# Exercise prompt
Restate the data below word for word. Skip any images it contains.

________________

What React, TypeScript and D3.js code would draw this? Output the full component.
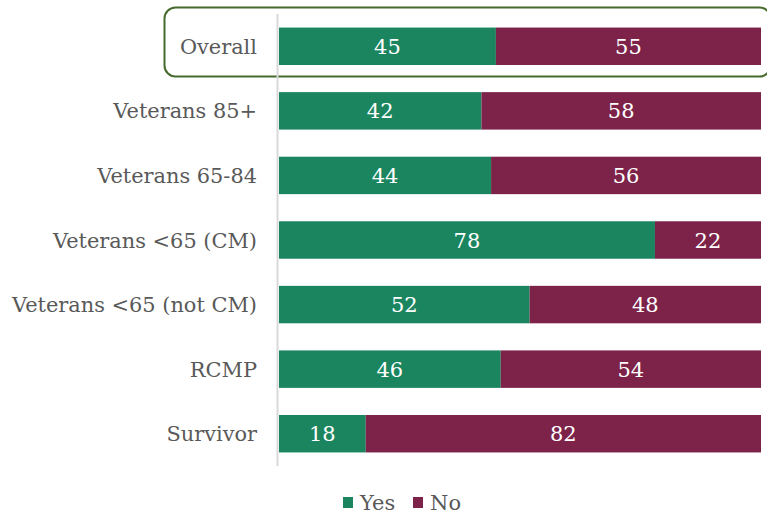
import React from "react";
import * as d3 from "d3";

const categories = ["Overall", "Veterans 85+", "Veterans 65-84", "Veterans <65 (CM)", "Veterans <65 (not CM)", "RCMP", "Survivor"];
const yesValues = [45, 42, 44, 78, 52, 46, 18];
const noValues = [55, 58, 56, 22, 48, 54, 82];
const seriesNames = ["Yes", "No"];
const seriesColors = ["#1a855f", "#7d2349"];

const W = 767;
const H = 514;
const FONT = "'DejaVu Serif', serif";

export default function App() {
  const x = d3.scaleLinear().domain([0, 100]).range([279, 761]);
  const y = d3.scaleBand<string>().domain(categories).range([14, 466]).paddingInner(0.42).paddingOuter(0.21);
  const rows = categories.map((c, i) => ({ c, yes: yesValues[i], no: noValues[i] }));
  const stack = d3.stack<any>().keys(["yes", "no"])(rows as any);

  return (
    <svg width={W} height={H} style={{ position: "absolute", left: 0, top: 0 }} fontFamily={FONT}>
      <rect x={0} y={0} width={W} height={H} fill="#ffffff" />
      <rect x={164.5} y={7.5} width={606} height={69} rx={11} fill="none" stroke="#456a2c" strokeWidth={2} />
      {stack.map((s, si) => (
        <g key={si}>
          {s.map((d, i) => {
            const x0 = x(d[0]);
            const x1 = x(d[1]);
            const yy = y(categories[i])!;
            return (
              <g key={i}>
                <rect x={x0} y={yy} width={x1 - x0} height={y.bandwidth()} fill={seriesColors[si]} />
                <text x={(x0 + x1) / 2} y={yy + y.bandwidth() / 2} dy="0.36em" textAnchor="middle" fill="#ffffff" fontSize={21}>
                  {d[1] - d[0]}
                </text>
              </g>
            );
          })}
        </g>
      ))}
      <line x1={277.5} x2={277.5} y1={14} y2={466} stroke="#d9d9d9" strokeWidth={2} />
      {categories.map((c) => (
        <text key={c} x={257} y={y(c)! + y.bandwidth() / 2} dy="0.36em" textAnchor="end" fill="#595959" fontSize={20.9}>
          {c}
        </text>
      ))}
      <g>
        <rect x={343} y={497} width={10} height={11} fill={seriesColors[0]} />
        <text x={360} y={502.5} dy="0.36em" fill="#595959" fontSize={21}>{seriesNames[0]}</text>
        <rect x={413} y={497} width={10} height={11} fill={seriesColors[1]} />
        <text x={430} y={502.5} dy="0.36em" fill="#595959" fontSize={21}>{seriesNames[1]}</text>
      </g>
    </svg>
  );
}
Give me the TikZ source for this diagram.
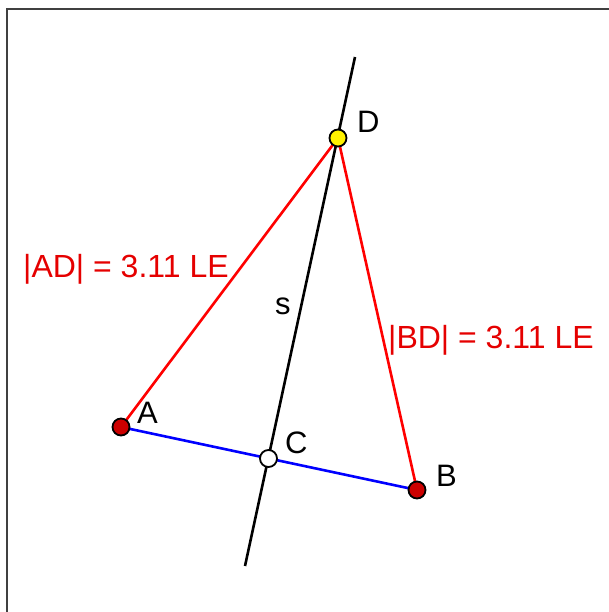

________________

# Completed exercise
What React, TypeScript and D3.js code would draw this? Output the full component.
import React from "react";
import * as d3 from "d3";

const categories = ["Overall", "Veterans 85+", "Veterans 65-84", "Veterans <65 (CM)", "Veterans <65 (not CM)", "RCMP", "Survivor"];
const yesValues = [45, 42, 44, 78, 52, 46, 18];
const noValues = [55, 58, 56, 22, 48, 54, 82];
const seriesNames = ["Yes", "No"];
const seriesColors = ["#1a855f", "#7d2349"];

const W = 767;
const H = 514;
const FONT = "'DejaVu Serif', serif";

export default function App() {
  const x = d3.scaleLinear().domain([0, 100]).range([279, 761]);
  const y = d3.scaleBand<string>().domain(categories).range([14, 466]).paddingInner(0.42).paddingOuter(0.21);
  const rows = categories.map((c, i) => ({ c, yes: yesValues[i], no: noValues[i] }));
  const stack = d3.stack<any>().keys(["yes", "no"])(rows as any);

  return (
    <svg width={W} height={H} style={{ position: "absolute", left: 0, top: 0 }} fontFamily={FONT}>
      <rect x={0} y={0} width={W} height={H} fill="#ffffff" />
      <rect x={164.5} y={7.5} width={606} height={69} rx={11} fill="none" stroke="#456a2c" strokeWidth={2} />
      {stack.map((s, si) => (
        <g key={si}>
          {s.map((d, i) => {
            const x0 = x(d[0]);
            const x1 = x(d[1]);
            const yy = y(categories[i])!;
            return (
              <g key={i}>
                <rect x={x0} y={yy} width={x1 - x0} height={y.bandwidth()} fill={seriesColors[si]} />
                <text x={(x0 + x1) / 2} y={yy + y.bandwidth() / 2} dy="0.36em" textAnchor="middle" fill="#ffffff" fontSize={21}>
                  {d[1] - d[0]}
                </text>
              </g>
            );
          })}
        </g>
      ))}
      <line x1={277.5} x2={277.5} y1={14} y2={466} stroke="#d9d9d9" strokeWidth={2} />
      {categories.map((c) => (
        <text key={c} x={257} y={y(c)! + y.bandwidth() / 2} dy="0.36em" textAnchor="end" fill="#595959" fontSize={20.9}>
          {c}
        </text>
      ))}
      <g>
        <rect x={343} y={497} width={10} height={11} fill={seriesColors[0]} />
        <text x={360} y={502.5} dy="0.36em" fill="#595959" fontSize={21}>{seriesNames[0]}</text>
        <rect x={413} y={497} width={10} height={11} fill={seriesColors[1]} />
        <text x={430} y={502.5} dy="0.36em" fill="#595959" fontSize={21}>{seriesNames[1]}</text>
      </g>
    </svg>
  );
}
Give me the TikZ source for this diagram.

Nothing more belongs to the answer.